Wednesday, November 28, 2012

27th of November 2012

Last night, I had a brief encounter with the man I have recently fallen out of love with.

We walked straight towards each other in a small alley in the old town, not far from where I live. He marched at a quick pace and, without stopping, went past me almost without a glance. By the nature of dreams, I knew it was him, even though his appearance had change drastically. Instead of his usual blonde, his hair was now quite short and of a natural red. Moreover, he was at least ten years younger than the “old” incarnation that I knew. The dream-emphasis with this was not on him appearing more youthful, but rather more adolescent. Matching with that, a complacent smile played around his lips.

The whole encounter and his disguise of change took me so much aback that I could not even succeed to some kind of greeting, let alone stop to talk. Like that, we just zipped past each other in a short moment which my dream played back in slow-motion.

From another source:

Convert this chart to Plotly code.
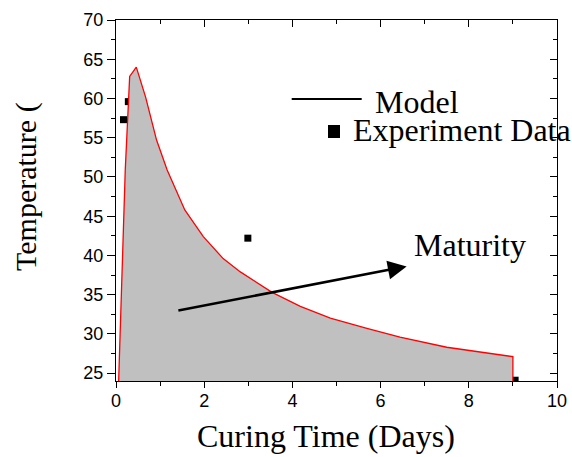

Wednesday, October 31, 2012

31st of October 2012

I cry in my sleep. In the last couple of days, my waking life’s intense emotional distress and sadness apparently manifest themselves in tears I cry at night, in addition to the day-time ones. In the mornings, I can clearly see the traces of the many salty drops around my eyes and the remains of their streams down over my cheeks.

Otherwise, my dreams tend to be very confusing and mixed up of small parts, most of which are either too confumbled and unspectacular or too close to my emotional problems to want to share them here.

Sunday, October 28, 2012

28th of October 2012

Last night, I had to infiltrate a mosque (for unknown reasons). To do so, I became a scholar of the Islam. In order to prove my loyalty to the Prophet and Allah, I soon had to produce a sweater ornate with Arabic writing, in to the pattern of which I also put some recursive Spiderman-design in green-red-black. Luckily for me, the young and self-assured Imam didn't recognise that.

After reading out my sweater and pointing to the language mistakes (I have not yet learned Arabic, in my waking life), he explained some simple dress codes to me: a golden head scarf on an older women or a middle-aged one would speak of her devotion to Allah. In an older women, possibly of her faithfulness to the deceased husband. Similarly, a pink burqa especially on older women would signal devotion to the Prophet and Allah, effectively marking her as a harmless part of the community. Soon after these teachings, the Hungarian connection of my subconscious finally broke through and we discovered cracks in the Mosque's high ceiling (the mosque itself being architecturally rather like a high, European church). Note that “the ceiling is cracking”, in Hungarian proverbial knowledge, marks a blatant liar’s doing.

Otherwise, I also travelled along an unknown coastline and there investigated a golf court, the coast itself, and a gold-gate-bridge like structure.

24th of October 2012

Last night, I dreamt the Earth as a creature - a giant mystical tree floating in orbit, connected via a, if you will, umbilical cord to its planetary self below. Despite its enormous size, Earth was also a nearly human-sized tree-being, which I talked to, standing on a patch of glowing light at the giant tree's lower end, floating in space. I asked it whether it would like me to cut its hair, to which Earth happily agreed, turned around and let me cut the hair and twigs on its head into shape.

To actually reach the floating Earth-self, I had had to climb up one and down a second half decrepit, enormous and slender Arabian fairy tale styled towers floating next to the giant Earth-tree; all while carrying my mother on my back.